The recent appeal of the Catholic Bishops’ Conference of the Philippines (CBCP) to forgo lavish Christmas parties this year in deference to the grim situation facing Yolanda victims is quite appropriate. Throwing parties amid such utter devastation is like playing the fiddle while Rome burns.

The CBCP urged companies and groups to divert their Christmas-party budget to relief efforts for the calamity victims.

“Prayers alone are not enough to console and alleviate the plight of the victims. We have to do something concrete and relevant in order to address the pleas for help,” outgoing CBCP President and Cebu Archbishop Jose Palma said.

“I consider the cancellation of Christmas parties very laudable. Whether or not we eat or drink, Christmas comes. What is important in celebrating Christmas is Jesus,” he added.

Many big companies have already signified their intention to cancel their Christmas parties and have already donated millions of pesos to relief efforts. We commend their much-needed empathy and charity.

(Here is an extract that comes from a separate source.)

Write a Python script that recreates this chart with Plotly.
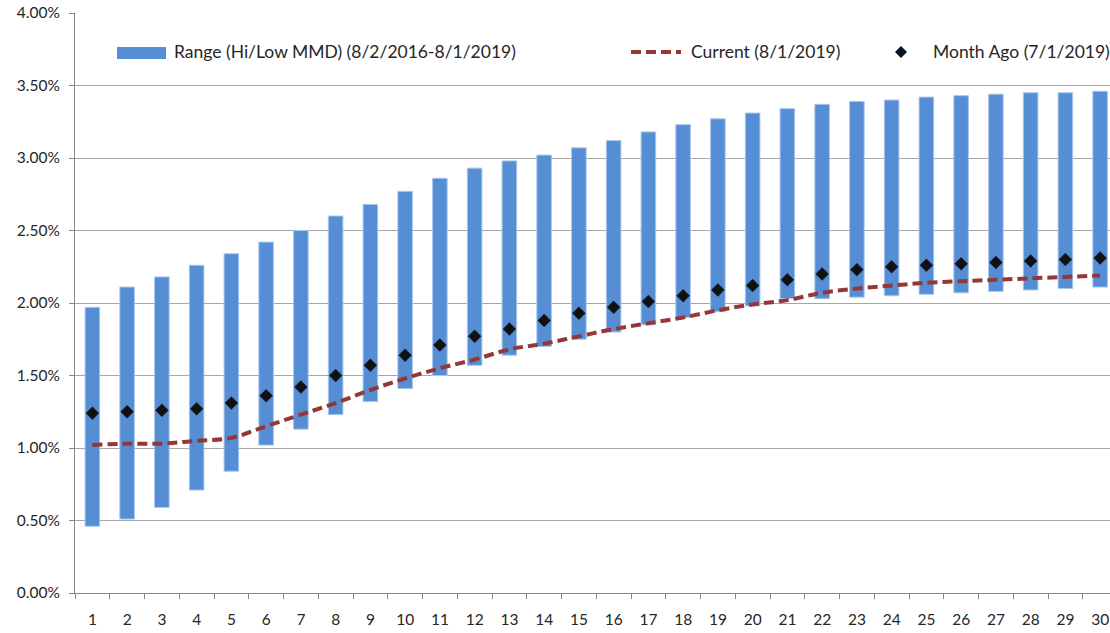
"""MMD yield curve: 3-year hi/low range vs current and month-ago curves."""

import plotly.graph_objects as go

# Palette
BAR_BLUE = "#558ED5"
BAR_EDGE = "#A9C6EC"
CURVE_RED = "#953735"
GRID = "#A6A6A6"
AXIS = "#868686"
TEXT = "#262626"
FONT = "Lato, 'Open Sans', sans-serif"

# Data (percent)
maturity = list(range(1, 31))
range_high = [1.97, 2.11, 2.18, 2.26, 2.34, 2.42, 2.50, 2.60, 2.68, 2.77,
              2.86, 2.93, 2.98, 3.02, 3.07, 3.12, 3.18, 3.23, 3.27, 3.31,
              3.34, 3.37, 3.39, 3.40, 3.42, 3.43, 3.44, 3.45, 3.45, 3.46]
range_low = [0.46, 0.51, 0.59, 0.71, 0.84, 1.02, 1.13, 1.23, 1.32, 1.41,
             1.50, 1.57, 1.64, 1.70, 1.75, 1.80, 1.85, 1.90, 1.94, 1.98,
             2.03, 2.03, 2.04, 2.05, 2.06, 2.07, 2.08, 2.09, 2.10, 2.11]
current = [1.02, 1.03, 1.03, 1.05, 1.07, 1.15, 1.23, 1.31, 1.40, 1.48,
           1.55, 1.61, 1.68, 1.72, 1.77, 1.82, 1.86, 1.90, 1.95, 1.99,
           2.02, 2.07, 2.10, 2.12, 2.14, 2.15, 2.16, 2.17, 2.18, 2.19]
month_ago = [1.24, 1.25, 1.26, 1.27, 1.31, 1.36, 1.42, 1.50, 1.57, 1.64,
             1.71, 1.77, 1.82, 1.88, 1.93, 1.97, 2.01, 2.05, 2.09, 2.12,
             2.16, 2.20, 2.23, 2.25, 2.26, 2.27, 2.28, 2.29, 2.30, 2.31]

y_ticks = [0, 0.5, 1.0, 1.5, 2.0, 2.5, 3.0, 3.5, 4.0]
legend_labels = [
    "Range (Hi/Low MMD) (8/2/2016-8/1/2019)",
    "Current (8/1/2019)",
    "Month Ago (7/1/2019)",
]

# Page geometry (pixels)
W, H = 1110, 633
M_L, M_R, M_T, M_B = 75, 0, 13, 40
PLOT_W = W - M_L - M_R
PLOT_H = H - M_T - M_B


def _px(x):
    return (x - M_L) / PLOT_W


def _py(y):
    return (H - M_B - y) / PLOT_H


fig = go.Figure()

fig.add_trace(go.Bar(
    x=maturity,
    y=[h - l for h, l in zip(range_high, range_low)],
    base=range_low,
    width=0.42,
    marker=dict(color=BAR_BLUE, line=dict(color=BAR_EDGE, width=1)),
    name=legend_labels[0],
))

fig.add_trace(go.Scatter(
    x=maturity, y=current, mode="lines",
    line=dict(color=CURVE_RED, width=4, dash="10px,5px", shape="spline", smoothing=1.0),
    name=legend_labels[1],
))

fig.add_trace(go.Scatter(
    x=maturity, y=month_ago, mode="markers",
    marker=dict(symbol="diamond", size=10, color="#111111",
                line=dict(color="#1F2F45", width=0.5)),
    name=legend_labels[2],
))

# Hand-built legend so the swatches match the original layout
shapes = [
    dict(type="rect", xref="paper", yref="paper",
         x0=_px(117), x1=_px(166), y0=_py(59), y1=_py(47),
         fillcolor=BAR_BLUE, line=dict(width=0)),
    dict(type="line", xref="paper", yref="paper",
         x0=_px(631), x1=_px(681), y0=_py(52), y1=_py(52),
         line=dict(color=CURVE_RED, width=4, dash="10px,5px")),
    dict(type="path", xref="paper", yref="paper",
         path=(f"M {_px(901)},{_py(46)} L {_px(907)},{_py(52)} "
               f"L {_px(901)},{_py(58)} L {_px(895)},{_py(52)} Z"),
         fillcolor="#111111", line=dict(color=BAR_BLUE, width=1)),
]

annotations = [
    dict(text=legend_labels[0], x=_px(172), y=_py(52)),
    dict(text=legend_labels[1], x=_px(689), y=_py(52)),
    dict(text=legend_labels[2], x=_px(931), y=_py(52)),
]
for a in annotations:
    a.update(xref="paper", yref="paper", xanchor="left", yanchor="middle",
             showarrow=False, font=dict(family=FONT, size=17.5, color=TEXT))

fig.update_layout(
    width=W, height=H,
    margin=dict(l=M_L, r=M_R, t=M_T, b=M_B),
    paper_bgcolor="white", plot_bgcolor="white",
    showlegend=False,
    font=dict(family=FONT, size=15.5, color=TEXT),
    shapes=shapes,
    annotations=annotations,
)

fig.update_xaxes(
    range=[0.5, 0.5 + PLOT_W / 34.75],
    tickmode="array", tickvals=maturity, ticktext=[str(m) for m in maturity],
    ticks="", ticklabelstandoff=12,
    minor=dict(ticks="outside", tick0=0.5, dtick=1, ticklen=5, tickcolor=AXIS, showgrid=False),
    showline=True, linecolor=AXIS, linewidth=1,
    showgrid=False, zeroline=False, automargin=False,
)

fig.update_yaxes(
    range=[0, 4.0],
    tickmode="array", tickvals=y_ticks,
    ticktext=[f"{v:.2f}%" for v in y_ticks],
    ticks="outside", ticklen=5, tickcolor=AXIS, ticklabelstandoff=6,
    showline=True, linecolor=AXIS, linewidth=1,
    showgrid=True, gridcolor=GRID, gridwidth=1,
    zeroline=False, automargin=False,
)

# drop the browser's default body margin so the figure sits at the page corner
fig.write_html(
    "out.html",
    config={"displayModeBar": False},
    post_script="document.body.style.margin = '0';",
)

What they say about a crisis is true. It is like a magnifying glass that enlarges your understanding of your helplessness and helps you see clearly your need for God.

We cannot begin to understand why or how we in Metro Manila and most of Luzon were spared from the huge waves and very strong winds that killed thousands of our brothers and sisters in the Visayas.

While we are very thankful that we did not have to go through such a disaster, we are sad and truly heartbroken that they did. We join the entire nation in praying for the dead, in praying that all the missing people will be found, that all those who lost their loved ones and their homes will be comforted, and that all the victims be spared from further misery.

We agree with Palma that we could still celebrate Christmas without lavish expenses.

Indeed, it is amid the most terrible tragedies that we realize the things that should matter most in the celebration of Christmas: family and friends getting together, people giving and sharing their very selves, and the love that survives after everything has been taken away.

“No one can celebrate a genuine Christmas without being truly poor. The self-sufficient; the proud; those who, because they have everything, look down on others; those who have no need even of God—for them, there will be no Christmas. Only the poor, the hungry, those who need someone to come on their behalf, will have that someone. That someone is God, Emmanuel, God-with-us. Without poverty of spirit, there can be no abundance of God.”

It is easy to lose the significance of Jesus’s birth when we have everything we need and want. Such bounty blocks the truth of the biblical text—the birth stories of Jesus in Luke and Matthew that are often read to us in the Christmas Masses.

We forget that Jesus was born amid the dung of an animal’s stall. That eventually, He would be crucified between two thieves. His place was, is and will always be with those who have the least, who do not belong, who are rejected and regarded as weak, those for whom there is no room in society.

Then, as now, Jesus is the Christ, the Messiah, for the least, the lost and the last.